The self-governing workshops were another strand of co-operation that run alongside the growth of the Rochdale model. Many failed, but by no means all. And the CWS did buy from them. But they didn’t have the same power of internal accumulation that the Rochdale model had stumbled upon. By 1880 there were only 15 productive societies still standing. They expanded in number in the following twenty years, but remained a limited part of the movement – not so much through ideology as through their survivability.

This then is the first point. The so called consumer co-operatives were deeply involved in production. The second point is that retail/wholesale should not be counterposed to manufacturing. Both depend on each other. For the Rochdalers, the shops were the platform for launching backwards into manufacturing and farming. For the co-operative workshops they developed their own wholesalers to find outlets in addition to those available through co-operative distribution. This is one of the thing I have learn from our fair trade ventures. They work in the sphere of distribution and in some cases retailing, but their purpose is to provide outlets for producer co-operatives of small farmers. Co-operative systems are about integrating not separating these spheres.

Third, retailing/wholesaling is itself production. It requires labour, capital, land, organisation, accounting. The history of 19th century English, Scottish and Welsh retail co-operation is a history of working people completing outpacing their private rivals in this sphere of the economy. The question is why were they able to do this in a way that the workshops of shoe makers, weavers, metal trades, printers, building and wood workers were not.

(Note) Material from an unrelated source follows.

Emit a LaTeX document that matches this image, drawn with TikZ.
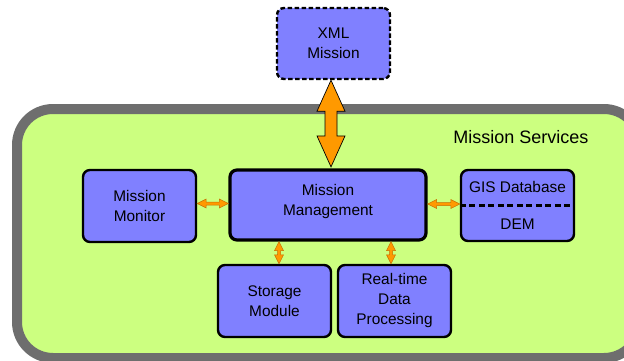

In my view it was because in retail and distribution the distributed system of retail connected together by ideology and common institutions (in the Ostrom sense) was one that private capital did not have the channels of information and communication to exert capitalist control at a national level. The co-operative retailers were then able to source (and produce) their primary inputs at a scale that non other retailer could match. You could say that it was an organisational innovation that made the CWS and the retail societies one of the largest ‘corporations’ in the world by the 1890s. The small worker owned shoemakers could not establish such an advantage in their sphere.

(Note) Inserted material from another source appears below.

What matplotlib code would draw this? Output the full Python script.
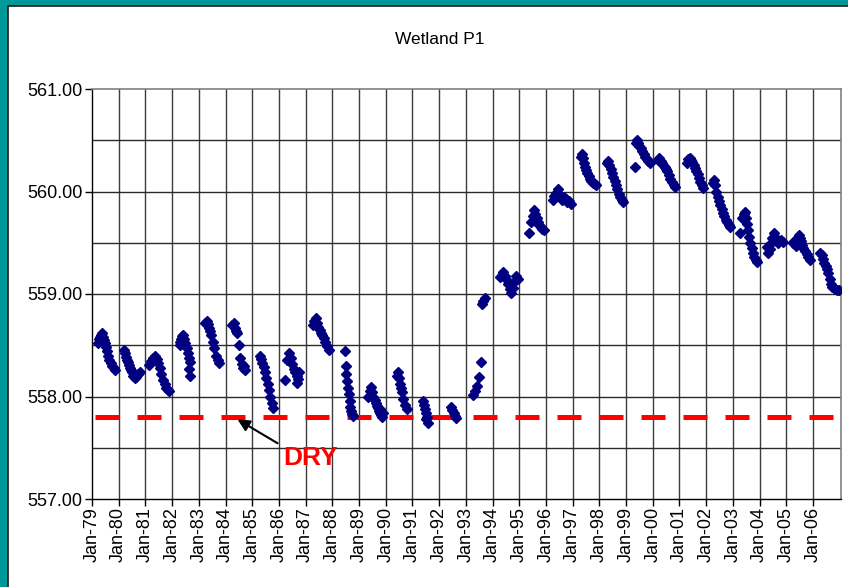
import matplotlib
matplotlib.use("Agg")
import matplotlib.pyplot as plt
from matplotlib.patches import Rectangle

plt.rcParams['font.family'] = ['Liberation Sans', 'DejaVu Sans']

# ---- data (decimal year, water level) ----
obs_time = [
    1979.22,1979.26,1979.30,1979.33,1979.36,1979.40,1979.44,1979.48,1979.52,1979.56,1979.60,1979.65,1979.70,1979.76,1979.82,1979.88,
    1980.18,1980.22,1980.26,1980.30,1980.34,1980.38,1980.42,1980.46,1980.50,1980.55,1980.60,1980.66,1980.72,1980.78,
    1981.15,1981.22,1981.30,1981.36,1981.42,1981.48,1981.54,1981.60,1981.66,1981.72,1981.78,1981.84,1981.90,
    1982.28,1982.31,1982.34,1982.37,1982.40,1982.44,1982.48,1982.54,1982.60,1982.64,1982.68,1982.62,1982.66,
    1983.25,1983.29,1983.33,1983.37,1983.42,1983.47,1983.52,1983.58,1983.64,1983.70,1983.76,
    1984.26,1984.30,1984.34,1984.38,1984.44,1984.50,1984.56,1984.62,1984.66,1984.70,1984.74,
    1985.28,1985.33,1985.38,1985.43,1985.48,1985.53,1985.58,1985.63,1985.68,1985.73,1985.78,
    1986.22,1986.32,1986.38,1986.44,1986.50,1986.56,1986.62,1986.68,1986.72,1986.66,1986.74,
    1987.28,1987.33,1987.38,1987.43,1987.48,1987.53,1987.58,1987.63,1987.68,1987.74,1987.80,1987.86,
    1988.47,1988.50,1988.53,1988.56,1988.59,1988.62,1988.65,1988.68,1988.71,1988.74,1988.77,
    1989.34,1989.40,1989.46,1989.50,1989.54,1989.58,1989.62,1989.66,1989.70,1989.74,1989.78,1989.82,1989.86,1989.90,1989.80,
    1990.42,1990.46,1990.50,1990.54,1990.58,1990.62,1990.66,1990.72,1990.78,
    1991.40,1991.44,1991.48,1991.52,1991.56,1991.60,1991.50,
    1992.45,1992.50,1992.55,1992.60,1992.64,
    1993.28,1993.33,1993.42,1993.50,1993.58,1993.62,1993.66,1993.70,
    1994.28,1994.34,1994.40,1994.46,1994.52,1994.58,1994.64,1994.70,1994.76,1994.82,1994.88,1994.94,
    1995.36,1995.45,1995.50,1995.55,1995.60,1995.65,1995.70,1995.75,1995.80,1995.86,1995.92,
    1996.27,1996.32,1996.38,1996.44,1996.50,1996.56,1996.62,1996.68,1996.74,1996.80,1996.86,1996.92,
    1997.30,1997.34,1997.38,1997.42,1997.46,1997.50,1997.55,1997.60,1997.65,1997.70,1997.76,1997.82,1997.88,
    1998.29,1998.33,1998.37,1998.42,1998.47,1998.52,1998.57,1998.62,1998.67,1998.72,1998.78,1998.84,1998.89,
    1999.33,1999.38,1999.42,1999.46,1999.50,1999.55,1999.60,1999.66,1999.72,1999.78,1999.84,1999.90,
    2000.20,2000.25,2000.30,2000.35,2000.40,2000.45,2000.50,2000.55,2000.60,2000.66,2000.72,2000.78,2000.84,
    2001.28,2001.33,2001.38,2001.43,2001.48,2001.53,2001.58,2001.63,2001.68,2001.73,2001.78,2001.84,2001.90,
    2002.24,2002.28,2002.33,2002.38,2002.43,2002.48,2002.53,2002.58,2002.63,2002.68,2002.73,2002.78,2002.84,2002.90,
    2003.27,2003.36,2003.42,2003.46,2003.50,2003.54,2003.58,2003.62,2003.66,2003.70,2003.75,2003.80,2003.85,2003.90,
    2004.28,2004.33,2004.38,2004.43,2004.48,2004.53,2004.58,2004.63,2004.68,2004.74,2004.80,2004.86,
    2005.24,2005.30,2005.36,2005.42,2005.48,2005.52,2005.56,2005.60,2005.64,2005.70,2005.76,2005.82,2005.88,
    2006.28,2006.33,2006.38,2006.43,2006.48,2006.53,2006.58,2006.63,2006.68,2006.73,2006.78,2006.84,2006.90,2006.96,
]
obs_level = [
    558.52,558.56,558.58,558.60,558.62,558.58,558.55,558.52,558.48,558.44,558.40,558.36,558.33,558.30,558.28,558.26,
    558.45,558.42,558.39,558.36,558.34,558.31,558.28,558.26,558.24,558.20,558.18,558.19,558.22,558.24,
    558.31,558.35,558.38,558.40,558.37,558.33,558.28,558.22,558.16,558.12,558.08,558.06,558.05,
    558.50,558.53,558.56,558.59,558.60,558.56,558.52,558.47,558.42,558.38,558.34,558.27,558.20,
    558.72,558.74,558.71,558.67,558.64,558.60,558.53,558.47,558.40,558.36,558.33,
    558.70,558.72,558.67,558.64,558.62,558.50,558.38,558.32,558.28,558.30,558.26,
    558.40,558.37,558.33,558.29,558.24,558.18,558.12,558.06,558.00,557.94,557.89,
    558.16,558.36,558.42,558.38,558.32,558.27,558.24,558.20,558.17,558.13,558.24,
    558.70,558.74,558.77,558.72,558.68,558.65,558.62,558.60,558.57,558.53,558.49,558.45,
    558.44,558.30,558.22,558.15,558.08,558.02,557.96,557.90,557.86,557.83,557.81,
    558.00,558.05,558.09,558.04,558.00,557.97,557.94,557.91,557.89,557.86,557.84,557.82,557.80,557.84,557.88,
    558.20,558.24,558.18,558.12,558.08,558.04,557.98,557.92,557.88,
    557.96,557.92,557.88,557.84,557.80,557.74,557.78,
    557.90,557.87,557.84,557.81,557.79,
    558.01,558.05,558.10,558.19,558.34,558.90,558.93,558.96,
    559.17,559.19,559.21,559.18,559.15,559.10,559.05,559.01,559.06,559.12,559.18,559.15,
    559.60,559.70,559.76,559.82,559.78,559.74,559.70,559.67,559.65,559.63,559.62,
    559.92,559.96,559.99,560.02,559.98,559.95,559.92,559.95,559.93,559.90,559.91,559.88,
    560.34,560.37,560.33,560.28,560.24,560.21,560.18,560.15,560.12,560.10,560.08,560.07,560.06,
    560.28,560.30,560.26,560.22,560.18,560.14,560.10,560.06,560.02,559.98,559.95,559.92,559.90,
    560.24,560.47,560.50,560.47,560.44,560.42,560.40,560.37,560.34,560.32,560.30,560.28,
    560.31,560.33,560.30,560.28,560.26,560.24,560.22,560.20,560.16,560.12,560.09,560.06,560.04,
    560.28,560.32,560.33,560.31,560.29,560.26,560.23,560.20,560.17,560.13,560.09,560.06,560.03,
    560.08,560.11,560.06,560.00,559.95,559.91,559.87,559.83,559.79,559.76,559.72,559.70,559.67,559.65,
    559.60,559.74,559.78,559.80,559.74,559.68,559.62,559.56,559.50,559.45,559.40,559.36,559.33,559.31,
    559.46,559.40,559.44,559.50,559.55,559.60,559.56,559.52,559.50,559.52,559.53,559.51,
    559.50,559.52,559.47,559.54,559.58,559.55,559.52,559.48,559.45,559.42,559.39,559.36,559.33,
    559.40,559.38,559.34,559.30,559.27,559.24,559.20,559.15,559.10,559.07,559.06,559.05,559.04,559.04,
]
tick_years = list(range(1979, 2007))
tick_labels = ["Jan-%02d" % (y % 100) for y in tick_years]
dry_level = 557.8
y_ticks = [557.0, 558.0, 559.0, 560.0, 561.0]
title = "Wetland P1"

# ---- figure ----
W, H = 848, 587
fig = plt.figure(figsize=(W / 100, H / 100), dpi=100)
fig.patch.set_facecolor('#009999')
fig.patches.append(Rectangle((8 / W, -0.05), 1.2, 1.05 - 6 / H,
                             transform=fig.transFigure, facecolor='white',
                             edgecolor='#1a1a1a', linewidth=1.2, zorder=-10))

ax = fig.add_axes([92 / W, 1 - 499 / H, (841 - 92) / W, (499 - 89) / H])
ax.set_zorder(5)
ax.set_facecolor('white')
ax.set_xlim(1979.0, 2007.05)
ax.set_ylim(557.0, 561.0)

# grid
for yr in tick_years[1:]:
    ax.axvline(yr, color='#3c3c3c', lw=1.0, zorder=1)
for yv in [557.5, 558.0, 558.5, 559.0, 559.5, 560.0, 560.5]:
    ax.axhline(yv, color='#2a2a2a', lw=1.0, zorder=1)

ax.set_xticks(tick_years)
ax.set_xticklabels(tick_labels, rotation=90, fontsize=13)
ax.set_yticks(y_ticks)
ax.set_yticklabels(["%.2f" % v for v in y_ticks], fontsize=13)
ax.tick_params(axis='both', direction='out', length=5, width=1, color='black', pad=2)
ax.tick_params(axis='x', pad=1)

for s in ['left', 'bottom']:
    ax.spines[s].set_color('black')
    ax.spines[s].set_linewidth(1.0)
for s in ['top', 'right']:
    ax.spines[s].set_color('#808080')
    ax.spines[s].set_linewidth(1.2)

# dry line
ax.axhline(dry_level, xmin=3 / 749, xmax=1.0, color='#ff0000', lw=3.6,
           dashes=(4.8, 3.6), zorder=2)

# observations
ax.plot(obs_time, obs_level, linestyle='none', marker='D', markersize=4.6,
        color='#000080', markeredgecolor='#000080', zorder=3)

# DRY annotation
ax.annotate('', xy=(1984.36, 557.79), xytext=(1986.04, 557.53),
            arrowprops=dict(arrowstyle='-|>', color='black', lw=1.5,
                            mutation_scale=18), zorder=4)
ax.text(1986.15, 557.40, 'DRY', color='#ff0000', fontsize=19, fontweight='bold',
        ha='left', va='center', zorder=4)

fig.text(440 / W, 1 - 40 / H, title, ha='center', va='center', fontsize=12.5)

fig.savefig('out.png', dpi=100, facecolor=fig.get_facecolor())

Last is the question of class. Robert Owen was a manufacturer and his projects were archetypal ‘commons’ projects, centred round self production. Interestingly the Christian Socialists mentioned by Natalia were the great protagonists of self governing workshops and of worker co-operatives more generally. The Rochdale pioneers and the main organisers were industrial and mining workers . J.T.W.Mitchell was the son of a very poor single mum, who worked at various jobs in the textile trade, and was formed by Congregationalism. Holyoake could be said to be middle class, but he was the scribe of the movement not its progenitor. The English movement was very different in this case from the German co-operative banking movements, which were not only initiated by middle class philanthropists, but often were administered locally by the pastor and schoolmaster, and what would later have been termed ‘rich peasants’ (the Irish credit unions collapsed by the early 1930s because they had a different rural class base).

I think we should approach this issue as an emergent system – and understand what emerged and why it worked. I don’t think it can be reduced to a battle between consumerism versus productionism either ideologically or above all in practice.”